Returns a new AlignedSeqsData object with the same underlying data with a new alphabet.

get_gaps

get_view

Notes

Methods on this object only accepts plust strand start, stop and step indices for selecting segments of data. It can return the gap coordinates for a sequence as used by IndelMap.

add_seqs(seqs: dict[str, str | ndarray[int]], force_unique_keys: bool = True, offset: dict[str, int] = None) AlignedSeqsData#

Returns a new AlignedSeqsData object with added sequences.

Parameters:
seqs

dict of sequences to add {name: seq, …}

force_unique_keys

if True, raises ValueError if any sequence names already exist in the collection

property align_len: int#
property alphabet: CharAlphabet#
classmethod from_names_and_array(*, names: Sequence[str], data: ndarray, alphabet: AlphabetABC)#

Construct an AlignedSeqsData object from a list of names and a numpy array of aligned sequence data.

Parameters:
names

list of sequence names

data

numpy array of aligned sequence data

alphabet

alphabet object for the sequences

classmethod from_seqs(*, data: dict[str, str | ndarray[int]], alphabet: AlphabetABC, **kwargs)#

Construct an AlignedSeqsData object from a dict of aligned sequences

Parameters:
data

dict of gapped sequences {name: seq, …}. sequences must all be the same length

alphabet

alphabet object for the sequences

classmethod from_seqs_and_gaps(*, seqs: dict[str, str | bytes | ndarray[int]], gaps: dict[str, ndarray], alphabet: AlphabetABC, **kwargs)#

Construct an AlignedSeqsData object from a dict of ungapped sequences and a corresponding dict of gap data.

Parameters:
seqs

dict of ungapped sequences {name: seq, …}

gaps

gap data {name: [[seq gap position, cumulative gap length], …], …}

alphabet

alphabet object for the sequences

get_gapped_seq_array(*, seqid: str, start: int | None = None, stop: int | None = None, step: int | None = None) ndarray#

Return sequence data corresponding to seqid as an array of indices. start/stop are in alignment coordinates. Includes gaps.

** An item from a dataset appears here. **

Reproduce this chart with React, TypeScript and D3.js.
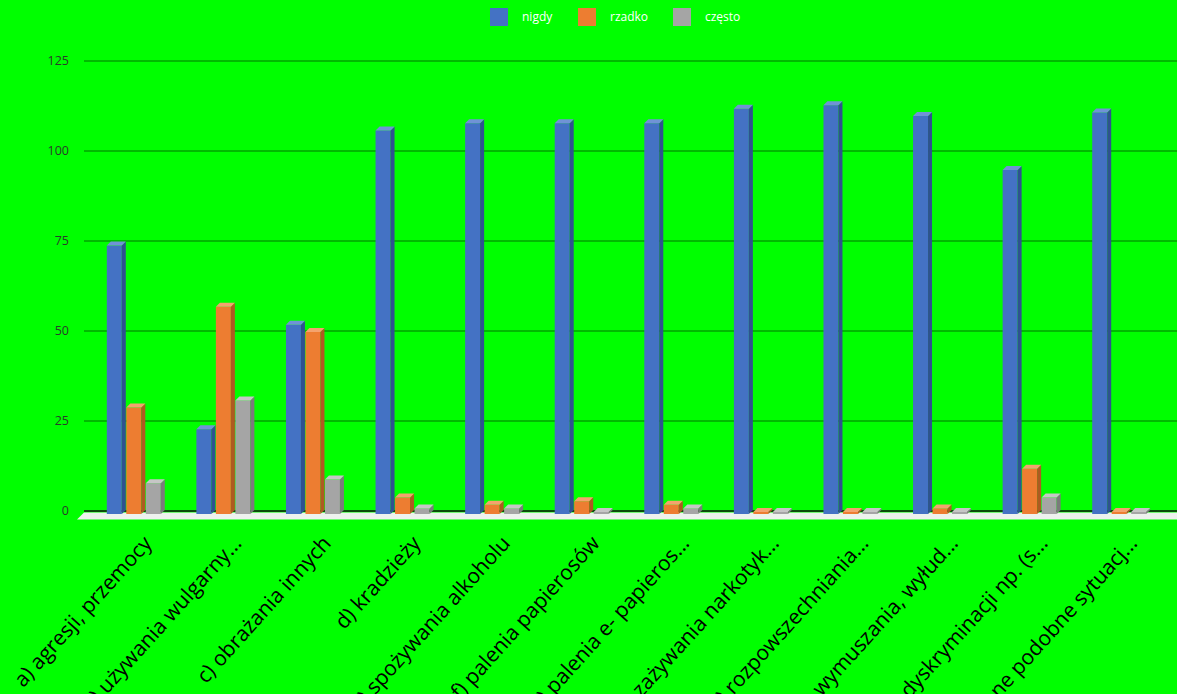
import React from "react";
import * as d3 from "d3";

const categories = [
  "a) agresji, przemocy",
  "b) używania wulgarny...",
  "c) obrażania innych",
  "d) kradzieży",
  "e) spożywania alkoholu",
  "f) palenia papierosów",
  "g) palenia e- papieros...",
  "h) zażywania narkotyk...",
  "i) rozpowszechniania...",
  "j) wymuszania, wyłud...",
  "k) dyskryminacji np. (s...",
  "inne podobne sytuacj...",
];
const seriesNames = ["nigdy", "rzadko", "często"];
const nigdy = [74, 23, 52, 106, 108, 108, 108, 112, 113, 110, 95, 111];
const rzadko = [29, 57, 50, 4, 2, 3, 2, 0, 0, 1, 12, 0];
const czesto = [8, 31, 9, 1, 1, 0, 1, 0, 0, 0, 4, 0];
const yTicks = [0, 25, 50, 75, 100, 125];

const W = 1177;
const H = 694;
const FRONT = ["#4472c4", "#ed7d31", "#a5a5a5"];
const SIDE = ["#2f528f", "#ae5a21", "#7b7b7b"];
const TOP = ["#7093d6", "#f4a36e", "#c6c6c6"];

export default function App() {
  const series = [nigdy, rzadko, czesto];
  const x = d3.scaleBand<string>().domain(categories).range([90, 1165]).padding(0);
  const y = d3.scaleLinear().domain([0, 125]).range([511, 61]);
  const barW = 15;
  const depth = 4;
  const step = 19.5;
  const base = 514;

  return (
    <svg width={W} height={H} style={{ position: "absolute", left: 0, top: 0 }} fontFamily="'Open Sans', sans-serif">
      <rect x={0} y={0} width={W} height={H} fill="#00ff00" />
      {/* legend */}
      {seriesNames.map((n, i) => {
        const lx = [490, 578, 673][i];
        return (
          <g key={n}>
            <rect x={lx} y={8} width={18} height={18} fill={FRONT[i]} />
            <text x={lx + 32} y={17} dy="0.35em" fontSize={12} fill="#ffffff">{n}</text>
          </g>
        );
      })}
      {/* gridlines */}
      {yTicks.map((t) => (
        <g key={t}>
          {t > 0 && (
            <line x1={84} x2={W} y1={y(t)} y2={y(t)} stroke="#00a300" strokeWidth={1.6} />
          )}
          <text x={69} y={y(t)} dy="0.35em" textAnchor="end" fontSize={12.5} fill="#2b3b2b">{t}</text>
        </g>
      ))}
      {/* floor */}
      <polygon points={`84,512.5 ${W},512.5 ${W},519.5 77,519.5`} fill="#eef2ee" />
      <line x1={84} x2={W} y1={y(0)} y2={y(0)} stroke="#111" strokeWidth={1.6} />
      {/* bars */}
      {categories.map((c, ci) => {
        const cx = (x(c) as number) + x.bandwidth() / 2;
        return (
          <g key={c}>
            {series.map((s, si) => {
              const x0 = cx - 28 + si * step;
              const yt = Math.min(y(s[ci]) + 1, base - 2);
              return (
                <g key={si}>
                  <rect x={x0} y={yt} width={barW} height={base - yt} fill={FRONT[si]} />
                  <polygon
                    points={`${x0 + barW},${yt} ${x0 + barW + depth},${yt - depth} ${x0 + barW + depth},${base - depth} ${x0 + barW},${base}`}
                    fill={SIDE[si]}
                  />
                  <polygon
                    points={`${x0},${yt} ${x0 + barW},${yt} ${x0 + barW + depth},${yt - depth} ${x0 + depth},${yt - depth}`}
                    fill={TOP[si]}
                  />
                </g>
              );
            })}
            <text
              transform={`translate(${cx + 7},${534}) rotate(-48)`}
              textAnchor="end"
              dy="0.72em"
              fontSize={21}
              fill="#000"
            >
              {c}
            </text>
          </g>
        );
      })}
    </svg>
  );
}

get_gapped_seq_bytes(*, seqid: str, start: int | None = None, stop: int | None = None, step: int | None = None) bytes#

Return sequence corresponding to seqid as a bytes string. start/stop are in alignment coordinates. Includes gaps.

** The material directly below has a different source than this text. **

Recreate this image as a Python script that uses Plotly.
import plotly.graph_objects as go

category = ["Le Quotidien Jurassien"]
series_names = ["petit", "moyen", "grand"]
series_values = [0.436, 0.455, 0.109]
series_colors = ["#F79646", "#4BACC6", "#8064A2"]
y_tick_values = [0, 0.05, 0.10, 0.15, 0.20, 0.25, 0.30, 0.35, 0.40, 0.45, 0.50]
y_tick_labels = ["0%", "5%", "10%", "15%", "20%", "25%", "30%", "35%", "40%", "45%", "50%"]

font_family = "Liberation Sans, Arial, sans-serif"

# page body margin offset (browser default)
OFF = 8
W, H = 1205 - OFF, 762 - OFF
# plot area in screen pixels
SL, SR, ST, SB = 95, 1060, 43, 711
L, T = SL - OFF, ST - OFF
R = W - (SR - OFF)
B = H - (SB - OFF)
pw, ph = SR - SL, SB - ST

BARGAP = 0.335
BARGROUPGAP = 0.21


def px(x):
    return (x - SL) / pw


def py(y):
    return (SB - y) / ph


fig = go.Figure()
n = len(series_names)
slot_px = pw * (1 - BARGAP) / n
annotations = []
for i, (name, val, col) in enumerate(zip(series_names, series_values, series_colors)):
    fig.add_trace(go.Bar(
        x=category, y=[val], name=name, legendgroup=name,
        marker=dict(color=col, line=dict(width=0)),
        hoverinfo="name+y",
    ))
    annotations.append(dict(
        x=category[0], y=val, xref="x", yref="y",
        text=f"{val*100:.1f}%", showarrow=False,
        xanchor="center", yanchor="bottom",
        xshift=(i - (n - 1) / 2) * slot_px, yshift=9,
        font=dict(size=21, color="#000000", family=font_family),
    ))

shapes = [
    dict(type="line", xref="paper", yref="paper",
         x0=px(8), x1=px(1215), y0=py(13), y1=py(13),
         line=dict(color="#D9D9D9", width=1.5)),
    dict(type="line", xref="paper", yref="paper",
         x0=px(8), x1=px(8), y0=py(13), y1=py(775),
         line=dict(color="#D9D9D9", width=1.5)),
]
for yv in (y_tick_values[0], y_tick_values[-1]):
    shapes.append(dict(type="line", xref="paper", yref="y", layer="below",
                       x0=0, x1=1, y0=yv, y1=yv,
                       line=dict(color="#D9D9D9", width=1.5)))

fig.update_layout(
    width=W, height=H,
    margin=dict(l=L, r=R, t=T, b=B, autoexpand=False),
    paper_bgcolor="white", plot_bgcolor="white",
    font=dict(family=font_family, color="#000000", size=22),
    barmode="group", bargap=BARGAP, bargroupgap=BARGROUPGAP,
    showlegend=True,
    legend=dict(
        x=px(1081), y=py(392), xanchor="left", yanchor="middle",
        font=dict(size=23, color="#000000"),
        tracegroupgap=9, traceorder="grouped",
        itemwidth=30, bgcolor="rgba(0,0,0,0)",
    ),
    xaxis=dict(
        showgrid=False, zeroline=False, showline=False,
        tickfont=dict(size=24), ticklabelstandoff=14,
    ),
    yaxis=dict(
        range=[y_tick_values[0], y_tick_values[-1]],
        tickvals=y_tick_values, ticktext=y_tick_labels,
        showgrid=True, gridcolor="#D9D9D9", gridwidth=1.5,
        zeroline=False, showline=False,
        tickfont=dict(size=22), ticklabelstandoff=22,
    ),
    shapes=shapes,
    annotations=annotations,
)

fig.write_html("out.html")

get_gapped_seq_str(*, seqid: str, start: int | None = None, stop: int | None = None, step: int | None = None) str#

Return sequence corresponding to seqid as a string. start/stop are in alignment coordinates. Includes gaps.

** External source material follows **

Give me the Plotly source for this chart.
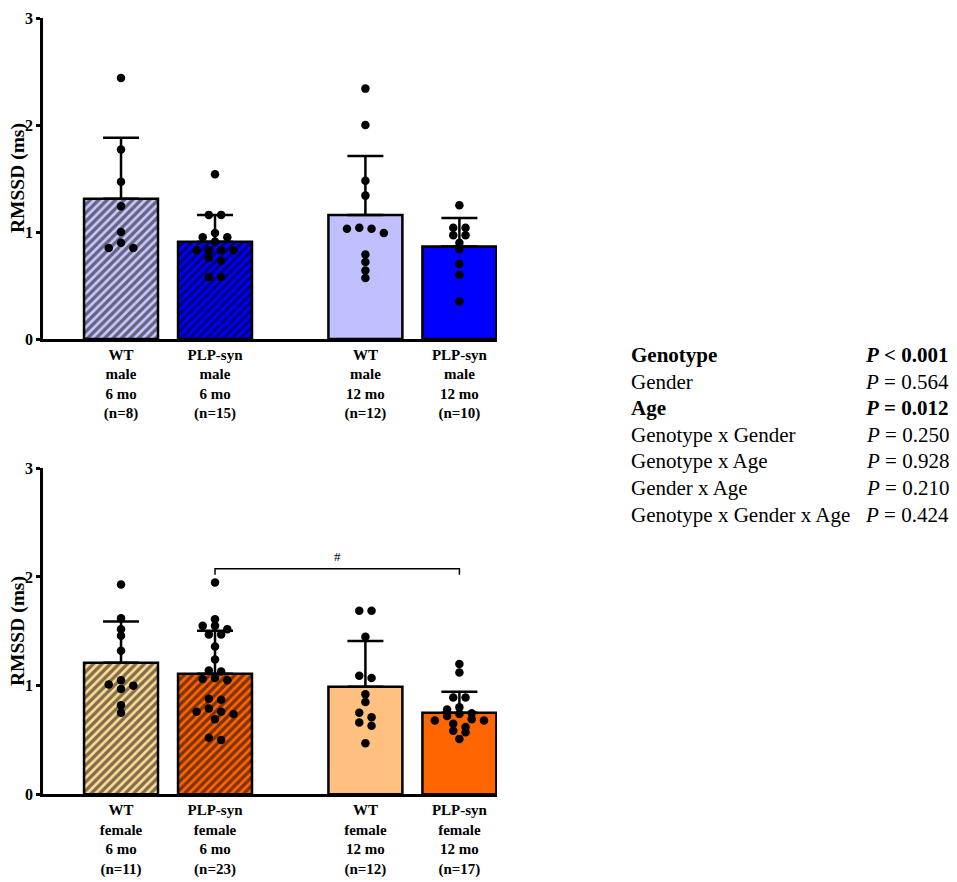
import plotly.graph_objects as go

# ---------------- data ----------------
male_labels = ["WT<br>male<br>6 mo<br>(n=8)", "PLP-syn<br>male<br>6 mo<br>(n=15)",
               "WT<br>male<br>12 mo<br>(n=12)", "PLP-syn<br>male<br>12 mo<br>(n=10)"]
female_labels = ["WT<br>female<br>6 mo<br>(n=11)", "PLP-syn<br>female<br>6 mo<br>(n=23)",
                 "WT<br>female<br>12 mo<br>(n=12)", "PLP-syn<br>female<br>12 mo<br>(n=17)"]
y_ticks = [0, 1, 2, 3]

male_mean = [1.31, 0.91, 1.16, 0.865]
male_sd = [0.57, 0.25, 0.55, 0.265]
female_mean = [1.21, 1.11, 0.99, 0.75]
female_sd = [0.38, 0.395, 0.42, 0.194]

wt_male_6 = [2.44, 1.77, 1.47, 1.24, 1.00, 0.90, 0.85, 0.85]
plp_male_6 = [1.54, 1.16, 1.16, 0.99, 0.95, 0.95, 0.91, 0.83, 0.83, 0.83, 0.83, 0.76, 0.73, 0.58, 0.58]
wt_male_12 = [2.34, 2.00, 1.48, 1.34, 1.04, 1.03, 1.03, 0.99, 0.79, 0.72, 0.64, 0.57]
plp_male_12 = [1.25, 1.04, 1.04, 0.97, 0.97, 0.90, 0.84, 0.70, 0.60, 0.35]

wt_female_6 = [1.93, 1.62, 1.52, 1.46, 1.32, 1.05, 1.01, 1.00, 0.97, 0.82, 0.75]
plp_female_6 = [1.95, 1.61, 1.55, 1.55, 1.52, 1.47, 1.47, 1.36, 1.24, 1.14, 1.13, 1.07, 1.06,
                1.05, 0.88, 0.87, 0.79, 0.76, 0.76, 0.74, 0.69, 0.52, 0.50]
wt_female_12 = [1.69, 1.69, 1.45, 1.09, 1.07, 0.92, 0.85, 0.75, 0.71, 0.66, 0.63, 0.47]
plp_female_12 = [1.20, 1.12, 0.89, 0.89, 0.80, 0.78, 0.745, 0.74, 0.72, 0.69, 0.68, 0.68,
                 0.65, 0.62, 0.585, 0.57, 0.51]

male_points = [wt_male_6, plp_male_6, wt_male_12, plp_male_12]
female_points = [wt_female_6, plp_female_6, wt_female_12, plp_female_12]

bracket_pair = [1, 3]
bracket_y = [2.02, 2.075]
bracket_label = "#"
bracket_label_y = 2.19

stats_terms = ["Genotype", "Gender", "Age", "Genotype x Gender", "Genotype x Age",
               "Gender x Age", "Genotype x Gender x Age"]
stats_rel = ["&lt;", "=", "=", "=", "=", "=", "="]
stats_p = ["0.001", "0.564", "0.012", "0.250", "0.928", "0.210", "0.424"]
stats_bold = [True, False, True, False, False, False, False]

# ---------------- styles ----------------
W, H = 957, 882
OFF = 8  # page body margin
pos = [0, 1, 2.6, 3.6]
male_colors = ["#c8c8ff", "#0000ff", "#c0c0ff", "#0000ff"]
female_colors = ["#ffdc96", "#ff6600", "#ffc080", "#ff6600"]
hatched = [True, True, False, False]
FONT = "Liberation Serif"

X_PX = 94.0      # px per x unit


def fx(px):
    return (px - OFF) / W


def fy(py):
    return 1 - (py - OFF) / H


def swarm(vals, binh=0.06, step=12.3 / X_PX):
    order = sorted(range(len(vals)), key=lambda i: -vals[i])
    rows, cur, start = [], [], None
    for i in order:
        if cur and vals[start] - vals[i] > binh:
            rows.append(cur)
            cur = []
        if not cur:
            start = i
        cur.append(i)
    if cur:
        rows.append(cur)
    offs = [0.0] * len(vals)
    for r in rows:
        n = len(r)
        slots = [(k - (n - 1) / 2) * step for k in range(n)]
        slots.sort(key=lambda s: (abs(s), s))
        for i, s in zip(r, slots):
            offs[i] = s
    return offs


fig = go.Figure()


def add_panel(means, sds, points, colors, xa, ya):
    for i in range(4):
        pattern = dict(shape="/" if hatched[i] else "", fgcolor="black",
                       bgcolor=colors[i], size=6, solidity=0.55)
        fig.add_trace(go.Bar(
            x=[pos[i]], y=[means[i]], width=0.787,
            marker=dict(color=colors[i], line=dict(color="black", width=2.5), pattern=pattern),
            error_y=dict(type="data", symmetric=False, array=[sds[i]], arrayminus=[0],
                         color="black", thickness=2.5, width=18),
            xaxis=xa, yaxis=ya, hoverinfo="skip"))
    for i in range(4):
        offs = swarm(points[i])
        fig.add_trace(go.Scatter(
            x=[pos[i] + o for o in offs], y=points[i], mode="markers",
            marker=dict(color="black", size=8.5),
            xaxis=xa, yaxis=ya, hoverinfo="skip"))


add_panel(male_mean, male_sd, male_points, male_colors, "x", "y")
add_panel(female_mean, female_sd, female_points, female_colors, "x2", "y2")

xdom = [fx(43), fx(497)]
top_dom = [fy(339), fy(18)]
bot_dom = [fy(794.3), fy(468.3)]

common_x = dict(range=[-0.83, 4.0], showline=True, linecolor="black", linewidth=2.5,
                showgrid=False, zeroline=False, ticks="", tickvals=pos, automargin=False,
                tickfont=dict(family=FONT, size=15, color="black"),
                ticklabeloverflow="allow", fixedrange=True)
common_y = dict(range=[0, 3], showline=True, linecolor="black", linewidth=2.5,
                showgrid=False, zeroline=False, ticks="outside", ticklen=4, tickwidth=2.5,
                tickcolor="black", tickvals=y_ticks, automargin=False,
                ticktext=[f"<b>{v}</b>" for v in y_ticks],
                tickfont=dict(family=FONT, size=16, color="black"),
                ticklabeloverflow="allow", fixedrange=True)

fig.update_layout(
    width=W, height=H, margin=dict(l=0, r=0, t=0, b=0, autoexpand=False),
    paper_bgcolor="white", plot_bgcolor="white", showlegend=False, barmode="overlay",
    xaxis=dict(domain=xdom, anchor="y", ticktext=[f"<b>{t}</b>" for t in male_labels], **common_x),
    yaxis=dict(domain=top_dom, anchor="x", **common_y),
    xaxis2=dict(domain=xdom, anchor="y2", ticktext=[f"<b>{t}</b>" for t in female_labels], **common_x),
    yaxis2=dict(domain=bot_dom, anchor="x2", **common_y),
)

# bracket
x0, x1 = pos[bracket_pair[0]], pos[bracket_pair[1]]
fig.add_shape(type="path", xref="x2", yref="y2",
              path=f"M {x0},{bracket_y[0]} L {x0},{bracket_y[1]} L {x1},{bracket_y[1]} L {x1},{bracket_y[0]}",
              line=dict(color="black", width=1.5))
fig.add_annotation(x=(x0 + x1) / 2, y=bracket_label_y, xref="x2", yref="y2", text=bracket_label,
                   showarrow=False, font=dict(family=FONT, size=13, color="black"))

# y titles
for yc in [178, 631]:
    fig.add_annotation(x=fx(18), y=fy(yc), xref="paper", yref="paper",
                       text="<b>RMSSD (ms)</b>", textangle=-90, showarrow=False,
                       xanchor="center", yanchor="middle",
                       font=dict(family=FONT, size=19.5, color="black"))

# stats table
for k, term in enumerate(stats_terms):
    yc = 355 + k * 26.6
    t = term
    p = f"<i>P</i> {stats_rel[k]} {stats_p[k]}"
    if stats_bold[k]:
        t = f"<b>{t}</b>"
        p = f"<b>{p}</b>"
    fig.add_annotation(x=fx(629), y=fy(yc), xref="paper", yref="paper", text=t,
                       xanchor="left", yanchor="middle", showarrow=False,
                       font=dict(family=FONT, size=21, color="black"))
    fig.add_annotation(x=fx(951), y=fy(yc), xref="paper", yref="paper", text=p,
                       xanchor="right", yanchor="middle", showarrow=False,
                       font=dict(family=FONT, size=21, color="black"))

fig.write_html("out.html")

get_gaps(seqid: str) ndarray#
get_positions(names: Sequence[str], start: int | None = None, stop: int | None = None, step: int | None = None) ndarray#

returns an array of the selected positions for names.

get_seq_array(*, seqid: str, start: int | None = None, stop: int | None = None, step: int | None = None) ndarray#

Return ungapped sequence corresponding to seqid as an array of indices. assumes start/stop are in sequence coordinates. Excludes gaps.

get_seq_bytes(*, seqid: str, start: int | None = None, stop: int | None = None, step: int | None = None) bytes#

Return ungapped sequence corresponding to seqid as a bytes string. start/stop are in sequence coordinates. Excludes gaps.

get_seq_length(seqid: str) int#

return length of the unaligned seq for seqid

get_seq_str(*, seqid: str, start: int | None = None, stop: int | None = None, step: int | None = None) str#

Return ungapped sequence corresponding to seqid as a string. start/stop are in sequence coordinates. Excludes gaps.

get_ungapped(name_map: dict[str, str], start: int | None = None, stop: int | None = None, step: int | None = None) tuple[dict, dict]#

Returns a dictionary of sequence data with no gaps or missing characters and a dictionary with information to construct a new SequenceCollection via make_unaligned_seqs.

Parameters:
name_map

A dict of {aln_name: data_name, …} indicating the mapping between names in the encompassing Alignment (aln_name) and the names in self (data_name).

start

The alignment starting position.

stop

The alignment stopping position.

step

The step size.

Returns:
tuple

A tuple containing the following: - seqs (dict): A dictionary of {name: seq, …} where the sequences have no gaps

or missing characters.

  • kwargs (dict): A dictionary of keyword arguments for make_unaligned_seqs, e.g., {“offset”: self.offset, “name_map”: name_map}.

get_view(seqid: str)#
get_view(seqid: int)
property names: tuple[str]#
property offset: dict[str, int]#

returns the offset of each sequence in the Alignment

to_alphabet(alphabet: AlphabetABC, check_valid: bool = True)#

Returns a new AlignedSeqsData object with the same underlying data with a new alphabet.